De même, deux instances à la tête de l'Etat, composées de «visages nouveaux et aucune figure ayant participé de près ou de loin aux différents gouvernements du régime illégitime», seront créées : un conseil Présidentiel et un gouvernement de technocrates pour gérer les affaires courantes. Après la validation de la nouvelle Constitution par voie référendaire, suivront les autres élections (présidentielle, législatives et locales).

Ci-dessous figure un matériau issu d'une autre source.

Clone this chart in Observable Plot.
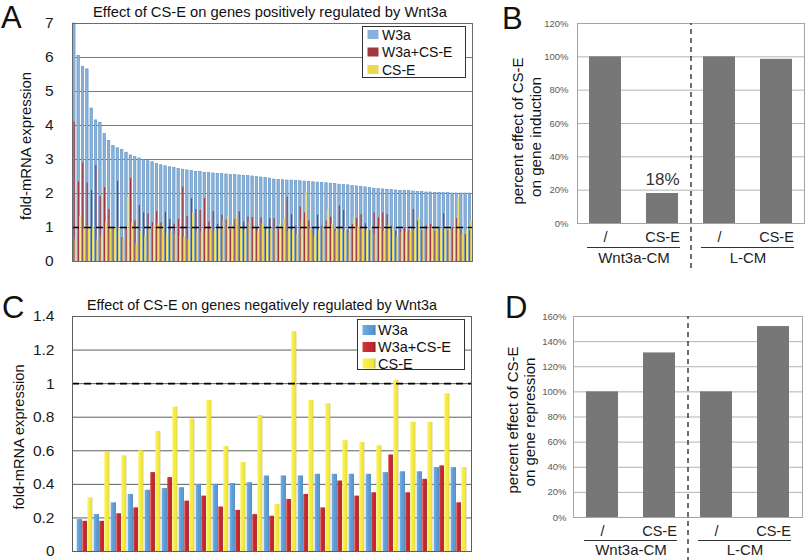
<!DOCTYPE html>
<html>
<head>
<meta charset="utf-8">
<script src="https://cdn.jsdelivr.net/npm/d3@7"></script>
<script src="https://cdn.jsdelivr.net/npm/@observablehq/plot@0.6"></script>
<style>
  html, body { margin: 0; padding: 0; background: #fff; }
  #fig { position: relative; width: 805px; height: 560px; overflow: hidden; background: #fff; }
  #fig svg { position: absolute; }
</style>
</head>
<body>
<div id="fig"></div>
<script>
// ---------------- DATA ----------------
// Panel A: genes positively regulated by Wnt3a (fold-mRNA expression)
const posW3a = [7.0, 6.05, 5.72, 5.65, 4.5, 4.15, 4.08, 3.75, 3.55, 3.4, 3.33, 3.28, 3.2, 3.12, 3.07, 3.03, 2.99, 2.95, 2.92, 2.87,
  2.83, 2.8, 2.77, 2.75, 2.72, 2.7, 2.68, 2.66, 2.64, 2.63, 2.61, 2.6, 2.59, 2.58, 2.57, 2.56, 2.55, 2.54, 2.53, 2.52,
  2.51, 2.5, 2.48, 2.47, 2.46, 2.44,
  2.41, 2.40, 2.39, 2.38, 2.38, 2.37, 2.36, 2.35, 2.34, 2.33, 2.32, 2.31, 2.30, 2.29, 2.28, 2.26, 2.25, 2.24, 2.22, 2.21,
  2.19, 2.18, 2.16, 2.14, 2.13, 2.12, 2.11, 2.10, 2.09, 2.08, 2.08, 2.07, 2.06, 2.05, 2.04, 2.03, 2.03, 2.02, 2.02, 2.01,
  2.01, 2.0, 2.0, 2.0, 2.0, 2.0];
const posW3aCSE = [4.1, 2.34, 2.9, 2.31, 2.09, 2.82, 1.92, 2.17, 1.53, 1.0, 2.36, 0.7, 1.0, 2.44, 1.19, 1.65, 1.43, 1.4, 1.14, 1.47,
  1.14, 1.45, 1.24, 1.09, 1.24, 2.19, 1.33, 1.84, 1.53, 1.5, 1.85, 1.16, 1.46, 1.09, 1.36, 1.22, 0.94, 1.24, 1.46, 1.16,
  1.31, 1.29, 0.99, 1.28, 1.0, 1.26,
  1.26, 0.94, 0.99, 1.89, 1.38, 1.04, 1.6, 1.43, 1.19, 0.99, 1.36, 1.04, 1.19, 1.3, 0.94, 1.63, 1.5, 0.91, 1.09, 1.26,
  1.38, 1.11, 0.91, 1.43, 1.28, 1.43, 1.38, 1.04, 0.89, 0.94, 0.99, 0.91, 1.53, 1.19, 0.91, 1.04, 1.09, 0.89, 1.01, 1.4,
  0.91, 0.99, 1.26, 0.94, 0.79, 0.91];
const posCSE = [0.65, 1.33, 0.94, 1.04, 0.99, 0.63, 0.75, 1.16, 0.97, 0.97, 0.97, 0.67, 1.89, 1.14, 0.52, 0.89, 0.75, 0.97, 1.04, 1.11,
  1.04, 0.81, 0.89, 0.81, 0.75, 0.72, 0.65, 1.43, 0.87, 0.87, 0.91, 0.94, 0.89, 0.97, 1.19, 1.33, 1.07, 1.26, 1.04, 0.91,
  1.17, 0.94, 0.89, 1.11, 0.91, 0.97,
  0.94, 1.09, 1.26, 0.89, 0.91, 0.79, 1.19, 2.02, 0.94, 0.75, 0.91, 0.99, 1.53, 1.09, 0.89, 0.97, 0.91, 0.84, 1.3, 1.01,
  0.97, 0.91, 1.01, 0.79, 0.97, 0.89, 1.07, 1.01, 0.72, 0.84, 0.84, 0.89, 0.91, 1.28, 0.97, 0.91, 0.97, 1.01, 0.94, 0.97,
  1.04, 0.94, 1.89, 0.79, 0.91, 1.19];
const posTicks = [0, 1, 2, 3, 4, 5, 6, 7];

// Panel C: genes negatively regulated by Wnt3a
const negW3a    = [0.19, 0.22, 0.29, 0.34, 0.365, 0.375, 0.38, 0.40, 0.40, 0.405, 0.41, 0.45, 0.45, 0.45, 0.46, 0.46, 0.46, 0.46, 0.47, 0.475, 0.475, 0.50, 0.50];
const negW3aCSE = [0.18, 0.18, 0.225, 0.26, 0.47, 0.44, 0.30, 0.33, 0.265, 0.245, 0.22, 0.21, 0.31, 0.34, 0.26, 0.42, 0.33, 0.35, 0.575, 0.35, 0.43, 0.51, 0.29];
const negCSE    = [0.32, 0.59, 0.57, 0.60, 0.715, 0.86, 0.79, 0.90, 0.625, 0.53, 0.81, 0.28, 1.31, 0.90, 0.88, 0.66, 0.65, 0.63, 1.02, 0.77, 0.77, 0.94, 0.50];
const negTicks = [0, 0.2, 0.4, 0.6, 0.8, 1, 1.2, 1.4];

// Panels B and D
const treatments = ["/", "CS-E", "/", "CS-E"];
const conditions = ["Wnt3a-CM", "Wnt3a-CM", "L-CM", "L-CM"];
const inductionPct = [100, 18, 100, 98.5];
const repressionPct = [100, 131, 100, 152];
const inductionTicks = [0, 20, 40, 60, 80, 100, 120];
const repressionTicks = [0, 20, 40, 60, 80, 100, 120, 140, 160];
const annotatedIndex = [1]; // the "18%" annotation in panel B

const seriesNames = ["W3a", "W3a+CS-E", "CS-E"];

// ---------------- STYLE ----------------
const FONT = "'Liberation Sans', Arial, Helvetica, sans-serif";
const colA = {w3a: "#88b2da", both: "#a0373e", cse: "#eed84c"};
const colC = {w3a: "#5b9bd5", both: "#c1272d", cse: "#f4e93a"};
const barGray = "#777777";

const fig = document.getElementById("fig");
function place(svg, left, top) {
  svg.style.position = "absolute";
  svg.style.left = left + "px";
  svg.style.top = top + "px";
  svg.style.background = "transparent";
  fig.appendChild(svg);
}

// gradients giving the 3-D look of the panel C columns
const defsSvg = d3.select(fig).append("svg").attr("width", 0).attr("height", 0).style("left", "0px").style("top", "0px");
const defs = defsSvg.append("defs");
function grad(id, light, base, dark) {
  const g = defs.append("linearGradient").attr("id", id).attr("x1", "0").attr("x2", "1").attr("y1", "0").attr("y2", "0");
  [[0, light], [0.55, base], [0.8, base], [1, dark]].forEach(([o, c]) => g.append("stop").attr("offset", o).attr("stop-color", c));
}
grad("gBlue", "#76b0e2", colC.w3a, "#3d78b0");
grad("gRed", "#d23a40", colC.both, "#8a171c");
grad("gYellow", "#fbf36a", colC.cse, "#b9b27a");

// ---------------- PANEL A ----------------
const posRows = posW3a.map((v, i) => ({gene: i, w3a: v, both: posW3aCSE[i], cse: posCSE[i]}));
const plotA = Plot.plot({
  width: 480, height: 276, marginLeft: 72, marginRight: 8, marginTop: 23, marginBottom: 15,
  style: {fontFamily: FONT, background: "transparent", color: "#1a1a1a"},
  x: {type: "band", domain: posRows.map(d => d.gene), padding: 0, axis: null},
  y: {domain: [0, 7]},
  marks: [
    Plot.gridY(posTicks.slice(1), {stroke: "#7a7a7a", strokeOpacity: 1}),
    Plot.barY(posRows, {x: "gene", y: "w3a", fill: colA.w3a, stroke: "#5f90c2", strokeWidth: 0.6, insetLeft: 0.6, insetRight: 1.3}),
    Plot.barY(posRows, {x: "gene", y: "both", fill: colA.both, insetLeft: 1.5, insetRight: 1.65}),
    Plot.barY(posRows, {x: "gene", y: "cse", fill: colA.cse, insetLeft: 2.65, insetRight: 0.15}),
    Plot.ruleY([1], {stroke: "#000", strokeWidth: 1.6, strokeDasharray: "7,5"}),
    Plot.frame({stroke: "#6a6a6a"}),
    Plot.axisY(posTicks, {tickSize: 0, tickPadding: 19, fontSize: 15.5, label: null})
  ]
});
place(plotA, 0, 0);

// ---------------- PANEL C ----------------
const negRows = negW3a.map((v, i) => ({gene: i, w3a: v, both: negW3aCSE[i], cse: negCSE[i]}));
const plotC = Plot.plot({
  width: 480, height: 280, marginLeft: 72, marginRight: 9, marginTop: 36, marginBottom: 9,
  style: {fontFamily: FONT, background: "transparent", color: "#1a1a1a"},
  x: {type: "band", domain: negRows.map(d => d.gene), padding: 0, axis: null},
  y: {domain: [0, 1.4]},
  marks: [
    Plot.gridY(negTicks.slice(1), {stroke: "#5e5e5e", strokeOpacity: 1}),
    Plot.barY(negRows, {x: "gene", y: "w3a", fill: "url(#gBlue)", insetLeft: 0.7, insetRight: 11.1}),
    Plot.barY(negRows, {x: "gene", y: "both", fill: "url(#gRed)", insetLeft: 6.3, insetRight: 6.1}),
    Plot.barY(negRows, {x: "gene", y: "cse", fill: "url(#gYellow)", insetLeft: 11.3, insetRight: 0.7}),
    Plot.ruleY([1], {stroke: "#000", strokeWidth: 1.6, strokeDasharray: "7,5"}),
    Plot.frame({stroke: "#5e5e5e"}),
    Plot.axisY(negTicks, {tickSize: 0, tickPadding: 18, fontSize: 15.5, label: null, tickFormat: d => String(+d.toFixed(1))})
  ]
});
place(plotC, 0, 280);

// ---------------- PANELS B / D ----------------
function effectPanel(values, ticks, dims, annot) {
  const rows = values.map((v, i) => ({key: conditions[i] + "|" + treatments[i] + "|" + i, treat: treatments[i], cond: conditions[i], value: v, i}));
  const keys = rows.map(d => d.key);
  const groups = [];
  rows.forEach(r => {
    const g = groups.find(g => g.name === r.cond);
    if (g) g.to = r.key; else groups.push({name: r.cond, from: r.key, to: r.key});
  });
  const ymax = ticks[ticks.length - 1];
  const pxPerUnit = (dims.height - dims.marginTop - dims.marginBottom) / ymax;
  const toVal = px => -px / pxPerUnit; // value for a pixel distance below the baseline
  return Plot.plot({
    ...dims,
    style: {fontFamily: FONT, background: "transparent", color: "#222"},
    x: {type: "band", domain: keys, paddingInner: 0.44, paddingOuter: 0.21},
    y: {domain: [0, ymax]},
    marks: [
      Plot.gridY(ticks.slice(1), {stroke: "#b3b3b3", strokeOpacity: 1}),
      Plot.barY(rows, {x: "key", y: "value", fill: barGray}),
      Plot.text(rows.filter(d => annot.includes(d.i)), {x: "key", y: "value", text: d => d.value + "%", dy: -14, fontSize: 17, fill: "#333"}),
      Plot.frame({stroke: "#a5a5a5"}),
      Plot.axisY(ticks, {tickSize: 0, tickPadding: dims.tickPad, fontSize: 9.5, fill: "#5a5a5a", tickFormat: d => d + "%", label: null}),
      Plot.axisX(keys, {tickSize: 0, tickPadding: 8, fontSize: 14.5, fill: "#222", tickFormat: k => k.split("|")[1], label: null}),
      Plot.ruleX([keys[1]], {dx: 28.5, y1: toVal(dims.dashBelow), y2: ymax, stroke: "#222", strokeWidth: 1.3, strokeDasharray: "5,4"}),
      Plot.ruleY(groups, {x1: "from", x2: "to", y: toVal(dims.underline), stroke: "#333", strokeWidth: 1.2, insetLeft: -2, insetRight: -2}),
      Plot.text(groups, {x: "from", dx: 28.5, y: toVal(dims.groupLabel), text: "name", fontSize: 15, fill: "#222"})
    ]
  });
}
const plotB = effectPanel(inductionPct, inductionTicks,
  {width: 300, height: 280, marginLeft: 72, marginRight: 1, marginTop: 23, marginBottom: 57, tickPad: 9,
   dashBelow: 45, underline: 24, groupLabel: 35}, annotatedIndex);
place(plotB, 505, 0);
const plotD = effectPanel(repressionPct, repressionTicks,
  {width: 300, height: 280, marginLeft: 68, marginRight: 3, marginTop: 36, marginBottom: 43, tickPad: 7,
   dashBelow: 45, underline: 23, groupLabel: 33}, []);
place(plotD, 505, 280);

// ---------------- TEXT OVERLAY (letters, titles, axis titles, legends) ----------------
const ov = d3.select(fig).append("svg")
  .attr("width", 805).attr("height", 560)
  .style("left", "0px").style("top", "0px").style("overflow", "visible")
  .attr("font-family", FONT);
function label(x, y, s, size, o = {}) {
  const t = ov.append("text").attr("x", x).attr("y", y).attr("font-size", size)
    .attr("fill", o.fill || "#111").attr("text-anchor", o.anchor || "start").text(s);
  if (o.rotate) t.attr("transform", `rotate(${o.rotate},${x},${y})`);
  if (o.len) t.attr("textLength", o.len).attr("lengthAdjust", "spacingAndGlyphs");
  return t;
}
// panel letters
label(1, 28, "A", 31);
label(502, 29, "B", 31);
label(2, 318, "C", 31);
label(505, 318, "D", 31);
// titles
label(270, 17, "Effect of CS-E on genes positively regulated by Wnt3a", 14.5, {anchor: "middle", len: 354});
label(262, 310, "Effect of CS-E on genes negatively regulated by Wnt3a", 14.5, {anchor: "middle", len: 350});
// y axis titles
label(31, 146, "fold-mRNA expression", 14.5, {anchor: "middle", rotate: -90, len: 148});
label(24, 437, "fold-mRNA expression", 14.5, {anchor: "middle", rotate: -90, len: 145});
label(523, 131, "percent effect of CS-E", 15, {anchor: "middle", rotate: -90, len: 147});
label(541, 137, "on gene induction", 15, {anchor: "middle", rotate: -90, len: 120});
label(518, 420, "percent effect of CS-E", 15, {anchor: "middle", rotate: -90, len: 147});
label(535, 422, "on gene repression", 15, {anchor: "middle", rotate: -90, len: 129});

// legends
function legend(x, y, w, h, rowYs, swW, swH, textX, size, colors) {
  ov.append("rect").attr("x", x).attr("y", y).attr("width", w).attr("height", h)
    .attr("fill", "#fff").attr("stroke", "#333").attr("stroke-width", 1);
  seriesNames.forEach((name, i) => {
    ov.append("rect").attr("x", x + 5).attr("y", rowYs[i] - swH / 2).attr("width", swW).attr("height", swH).attr("fill", colors[i]);
    label(textX, rowYs[i] + size * 0.36, name, size);
  });
}
legend(362.5, 26.5, 103, 51, [34.5, 52, 69.5], 11, 9, 382, 14, [colA.w3a, colA.both, colA.cse]);
legend(357.5, 319.5, 107, 50, [330, 347, 363.5], 13, 10, 378, 14.5, ["url(#gBlue)", "url(#gRed)", "url(#gYellow)"]);
</script>
</body>
</html>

Cette vision idéaliste, voire utopiste à certains égards, sert au moins de cap à ne pas perdre de vue. Faisant allusion avec ironie à la conférence de demain qui regroupera plusieurs partis politiques, il réitère sa mise en garde contre les tentations de certains acteurs politiques de détourner la révolution du 22 février au profit de leurs étroits intérêts partisans et idéologiques : «Aller vers des élections présidentielles sous la coupe de l'oligarchie et de son administration corrompue et gangrenée, c'est cautionner la pérennisation du système politique imposé depuis 1962 et trahir la révolution populaire. Et c'est à cela qu'œuvre l'oligarchie en suscitant la kermesse ‘‘boulitique'' du 6 juillet».

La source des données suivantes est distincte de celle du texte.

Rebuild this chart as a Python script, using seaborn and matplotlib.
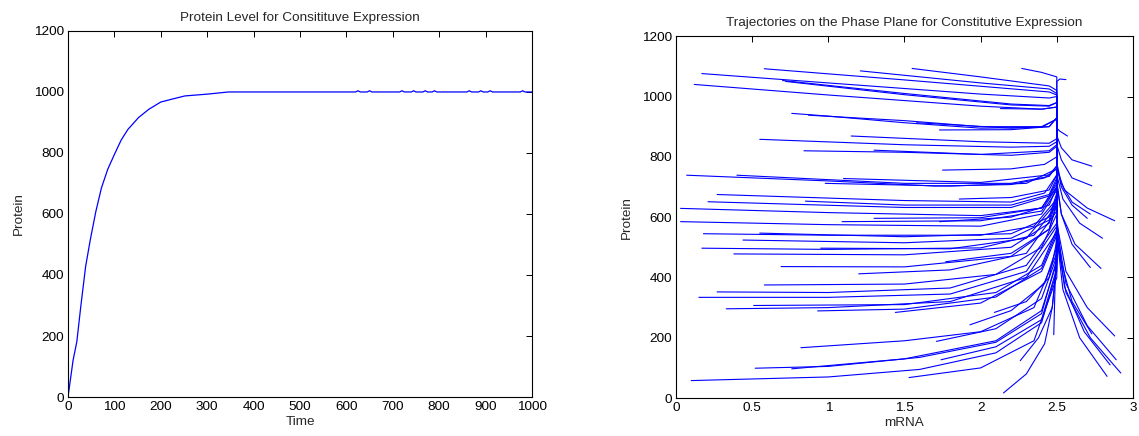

Conscient qu'un processus révolutionnaire est habituellement lent et semé d'embûches, Aïssa Kadri prévient également les Algériens sur la nécessité de rester vigilants et patients : «Les luttes vont être longues et dures, avec des hauts et des bas. Souvent, comme l'ont montré de nombreux travaux de recherche, les mouvements sociaux comme les contestations débouchent paradoxalement sur la consolidation des régimes autoritaires. D'ailleurs, ce qui se trame ces derniers jours est inquiétant.
Mais il est certain que rien ne sera plus comme avant le 22 février et que les Algériens ne lâcheront pas, face à une génération en extinction, leur désir de s'approprier leur vie et de se réaliser en tant qu'individus libres et égaux dans leurs différences.»